Pakistani media mourns Muhammad Najeeb

January 23rd, 2009 - 4:06 pm ICT by IANS  

Islamabad, Jan 23 (IANS) The Pakistani media Friday paid homage to Muhammad Najeeb, the IANS Islamabad correspondent who died Thursday after a heart attack. One report called him a “much-valued friend of the media community”.Najeeb, 41, was Thursday afternoon rushed to the Pakistan Institute of Medical Sciences (PIMS) where, according to a report in The News Friday, “he allegedly expired for want of emergency treatment”.

His wife and three sons - Saad, 12, Hassan, 10, and Sheheryar, 5 - survive Najeeb. He was the youngest of three brothers and three sisters.

Najeeb “was a popular figure in the newsroom. His ready wit, encyclopaedic knowledge, grace of expression and gentle demeanour endeared him to many,” Shahina Maqbool wrote in The News.

Talking to The News, Adnan Rehmat, country director of Internews Network, recollected his decade-long association with Najeeb. “I always found him attentive to details; at the same time, he kept the larger picture in context. He had many attractive job offers but he firmly believed that his life was in media.

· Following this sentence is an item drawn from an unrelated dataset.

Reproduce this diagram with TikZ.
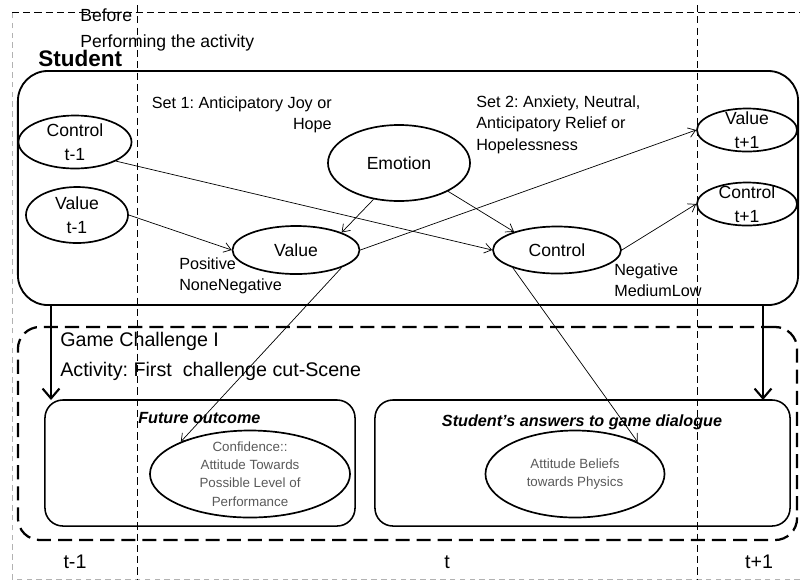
\documentclass[tikz,border=0pt]{standalone}
\usepackage{fontspec}
\setmainfont{Liberation Sans}
\usepackage{tikz}
\usetikzlibrary{arrows.meta, shapes.geometric}
\frenchspacing

\begin{document}
\begin{tikzpicture}[x=0.025cm, y=-0.025cm,
  state/.style={ellipse, draw, line width=1.2pt, inner xsep=0pt, inner ysep=-6pt, align=center, font=\fontsize{12.5}{17.5}\selectfont},
  small state/.style={state, text=black!65, font=\fontsize{9.5}{13}\selectfont},
  phase/.style={draw, rounded corners=0.45cm, line width=1.1pt},
  link/.style={-{Straight Barb[length=5pt,width=7pt]}, line width=0.5pt},
  flow/.style={-{Straight Barb[length=7pt,width=12pt]}, line width=1.5pt},
  note/.style={align=left, inner sep=0pt, font=\fontsize{11.5}{15.6}\selectfont},
  tick/.style={inner sep=0pt, font=\fontsize{14}{16}\selectfont},
  timeline/.style={line width=0.5pt, dash pattern=on 5pt off 3pt}]
  \useasboundingbox (0,0) rectangle (800,581);

  \draw[gray!60, line width=0.7pt, dash pattern=on 4pt off 3pt] (800,579) -- (12,579) -- (12,12);
  \draw[line width=0.5pt, dash pattern=on 5pt off 3pt] (12,12) -- (800,12);

  \node[draw, rounded corners=0.75cm, line width=1.3pt, minimum width=19.5cm, minimum height=5.85cm] (student) at (408,188) {};
  \node[draw, rounded corners=0.55cm, line width=1.6pt, dash pattern=on 10pt off 5pt, minimum width=19.475cm, minimum height=5.325cm] (game) at (407.5,433.5) {};
  \node[phase, minimum width=7.75cm, minimum height=3.15cm] (future) at (200,463) {};
  \node[phase, minimum width=10.375cm, minimum height=3.15cm] (answers) at (582.5,463) {};

  \node[anchor=north west, inner sep=0pt, align=left, font=\fontsize{12.5}{19}\selectfont] (before) at (80,8) {Before\\Performing the activity};
  \node[anchor=base west, inner sep=0pt, font=\fontsize{16}{19}\selectfont\bfseries] (title) at (38,66) {Student};

  \node[state, minimum width=2.825cm, minimum height=1.325cm] (ctlPrev) at (75,142) {Control\\t-1};
  \node[state, minimum width=2.55cm, minimum height=1.4cm] (valPrev) at (77,215) {Value\\t-1};
  \node[state, minimum width=3.55cm, minimum height=1.9cm] (emotion) at (399,163) {Emotion};
  \node[state, minimum width=3.175cm, minimum height=1.2cm] (valNow) at (296,250) {Value};
  \node[state, minimum width=3.2cm, minimum height=1.175cm] (ctlNow) at (557,250) {Control};
  \node[state, minimum width=2.5cm, minimum height=1.075cm] (valNext) at (747,130) {Value\\t+1};
  \node[state, minimum width=2.5cm, minimum height=1.075cm] (ctlNext) at (747,204) {Control\\t+1};
  \node[small state, minimum width=5cm, minimum height=2.175cm] (confidence) at (250,474) {Confidence::\\Attitude Towards\\Possible Level of\\Performance};
  \node[small state, minimum width=4.475cm, minimum height=2.175cm] (beliefs) at (575,474) {Attitude Beliefs\\towards Physics};

  \node[note, anchor=north east, align=right] (setOne) at (332,96) {Set 1: Anticipatory Joy or\\Hope};
  \node[note, anchor=north west] (setTwo) at (476,95) {Set 2: Anxiety, Neutral,\\Anticipatory Relief or\\Hopelessness};
  \node[note, anchor=north west, font=\fontsize{11.5}{15}\selectfont] (valRange) at (179,257) {Positive\\NoneNegative};
  \node[note, anchor=north west] (ctlRange) at (614,263) {Negative\\MediumLow};

  \node[anchor=north west, inner sep=0pt, align=left, font=\fontsize{14}{21.5}\selectfont] (challenge) at (60,332) {Game Challenge I\\Activity: First\ \ challenge cut-Scene};
  \node[anchor=north west, inner sep=0pt, font=\fontsize{11.5}{14}\selectfont\bfseries\itshape] (futureTitle) at (138,412) {Future outcome};
  \node[anchor=north, inner sep=0pt, font=\fontsize{11.5}{14}\selectfont\bfseries\itshape] (answersTitle) at (582,414) {Student's answers to game dialogue};

  \node[tick] (tPrev) at (75,562) {t-1};
  \node[tick] (tNow) at (447,562) {t};
  \node[tick] (tNext) at (759,562) {t+1};

  \draw[link] (ctlPrev.-25) -- (ctlNow.west);
  \draw[link] (valPrev.east) -- (valNow.west);
  \draw[link] (emotion.-125) -- (valNow.21);
  \draw[link] (emotion.-30) -- (ctlNow.157);
  \draw[link] (valNow.east) -- (valNext.west);
  \draw[link] (ctlNow.east) -- (ctlNext.west);
  \draw[link] (valNow.-21) -- (confidence.155);
  \draw[link] (ctlNow.-158) -- (beliefs.27);

  \coordinate (dropL) at (51,400);
  \coordinate (dropR) at (763,400);
  \draw[flow] (student.south -| dropL) -- (dropL);
  \draw[flow] (student.south -| dropR) -- (dropR);

  \draw[timeline] (137,5) -- (137,580);
  \draw[timeline] (697,5) -- (697,580);
\end{tikzpicture}
\end{document}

“He worked long hours, trying to introduce reform at the entry, policy and institutional levels. He would individually mobilize mediapersons and try to coax seniors to train the younger lot,” Rehmat added.

On Wednesday night, Najeeb returned to Islamabad from Quetta via Karachi, where he had been conducting consultations. Muddassir Rizwi, a close friend and former journalist who worked with him at The News, accompanied him on the trip.

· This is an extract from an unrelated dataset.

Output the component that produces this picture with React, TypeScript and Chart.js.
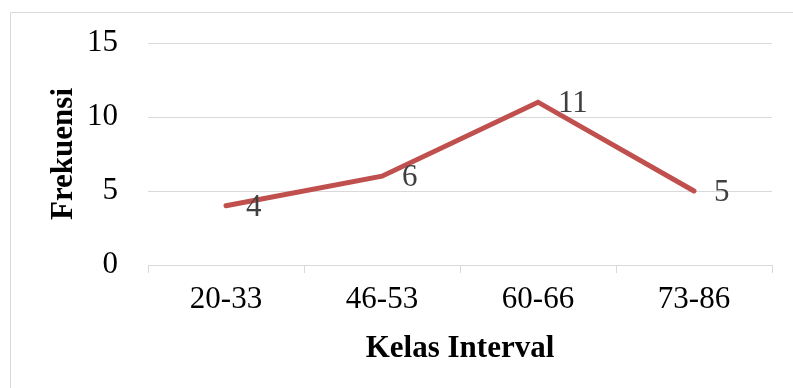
import React, { useEffect, useRef } from "react";
import { Chart, registerables } from "chart.js";

Chart.register(...registerables);

const categories = ["20-33", "46-53", "60-66", "73-86"];
const frekuensi = [4, 6, 11, 5];
const yTicks = [0, 5, 10, 15];

const FONT = "'Liberation Serif', 'Times New Roman', serif";

const framePlugin = {
  id: "frame",
  beforeDraw(chart: any) {
    const ctx = chart.ctx;
    ctx.save();
    ctx.fillStyle = "#ffffff";
    ctx.fillRect(0, 0, chart.width, chart.height);
    ctx.strokeStyle = "#d9d9d9";
    ctx.lineWidth = 1;
    ctx.beginPath();
    ctx.moveTo(10.5, chart.height);
    ctx.lineTo(10.5, 12.5);
    ctx.lineTo(chart.width, 12.5);
    ctx.stroke();
    ctx.restore();
  },
};

const labelPlugin = {
  id: "valueLabels",
  afterDatasetsDraw(chart: any) {
    const ctx = chart.ctx;
    const meta = chart.getDatasetMeta(0);
    const data = chart.data.datasets[0].data;
    ctx.save();
    ctx.font = `31px ${FONT}`;
    ctx.fillStyle = "#404040";
    ctx.textAlign = "left";
    ctx.textBaseline = "middle";
    meta.data.forEach((pt: any, i: number) => {
      ctx.fillText(String(data[i]), pt.x + 20, pt.y + 2);
    });
    ctx.restore();
  },
};

export default function App() {
  const ref = useRef<HTMLCanvasElement>(null);
  useEffect(() => {
    if (!ref.current) return;
    const chart = new Chart(ref.current, {
      type: "line",
      data: {
        labels: categories,
        datasets: [
          {
            data: frekuensi,
            borderColor: "#C0504D",
            backgroundColor: "#C0504D",
            borderWidth: 5,
            pointRadius: 0,
            tension: 0,
            borderCapStyle: "round",
            borderJoinStyle: "miter",
          },
        ],
      },
      options: {
        responsive: false,
        animation: false,
        devicePixelRatio: 1,
        layout: { padding: { left: 10, right: 21, top: 43, bottom: 0 } },
        plugins: { legend: { display: false }, tooltip: { enabled: false } },
        scales: {
          x: {
            offset: true,
            grid: {
              drawOnChartArea: false,
              drawTicks: true,
              tickLength: 8,
              color: "#d9d9d9",
              offset: true,
            },
            border: { display: true, color: "#d9d9d9", width: 1 },
            ticks: {
              color: "#000",
              font: { family: FONT, size: 31 },
              padding: 8,
              maxRotation: 0,
            },
            title: {
              display: true,
              text: "Kelas Interval",
              color: "#000",
              font: { family: FONT, size: 31, weight: "bold" },
              padding: { top: 0, bottom: 20 },
            },
            afterFit(scale: any) {
              scale.height = 123;
              scale.paddingLeft = 0;
              scale.paddingRight = 0;
            },
          },
          y: {
            min: 0,
            max: 15,
            afterBuildTicks(scale: any) {
              scale.ticks = yTicks.map((v) => ({ value: v }));
            },
            grid: { color: "#d9d9d9", drawTicks: false, lineWidth: 1 },
            border: { display: false },
            ticks: {
              color: "#000",
              font: { family: FONT, size: 31 },
              padding: 30,
            },
            title: {
              display: true,
              text: "Frekuensi",
              color: "#000",
              font: { family: FONT, size: 31, weight: "bold" },
              padding: { top: 35, bottom: 0 },
            },
            afterFit(scale: any) {
              scale.width = 138;
              scale.paddingTop = 0;
              scale.paddingBottom = 0;
            },
          },
        },
      },
      plugins: [framePlugin, labelPlugin],
    });
    return () => chart.destroy();
  }, []);
  return (
    <div style={{ position: "absolute", left: 0, top: 0, width: 793, height: 388 }}>
      <canvas ref={ref} width={793} height={388} style={{ width: 793, height: 388 }} />
    </div>
  );
}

According to Najeeb’s eldest brother-in-law Mohammad Irshad, a former deputy controller of Radio Pakistan, on Thursday Najeeb “went to office as usual and then visited his landlord’s house where he fell unconscious after a brief spell of shivering”.

He was taken to the hospital, where he was proclaimed dead.

Najeeb started his journalistic career as a sub-editor with The News International in 1991 and was news editor when he left the publication in 1997.

After that, Najeeb was editor of News Network International (NNI), Pakistan’s first private news agency, for four years till 2000.

Since then he had been writing for IANS. He also worked on development issues and was associated with The Network for Consumer Protection for 18 months in 2002-04.

In 2005, Najeeb started Intermedia, a media development organisation, with the aim of strengthening journalists’ capabilities.

Asked whether Najeeb was a victim of medical negligence, PIMS spokesman Waseem Khawaja told The News that the preliminary report showed he was brought dead to the hospital.

“He was BP-less, meaning that he had no blood pressure; he was pulse-less, meaning he had no pulse; and he had fixed dilated pupils, meaning that he was brain dead,” Khawaja said. But the PIMS has set up a committee to probe his death.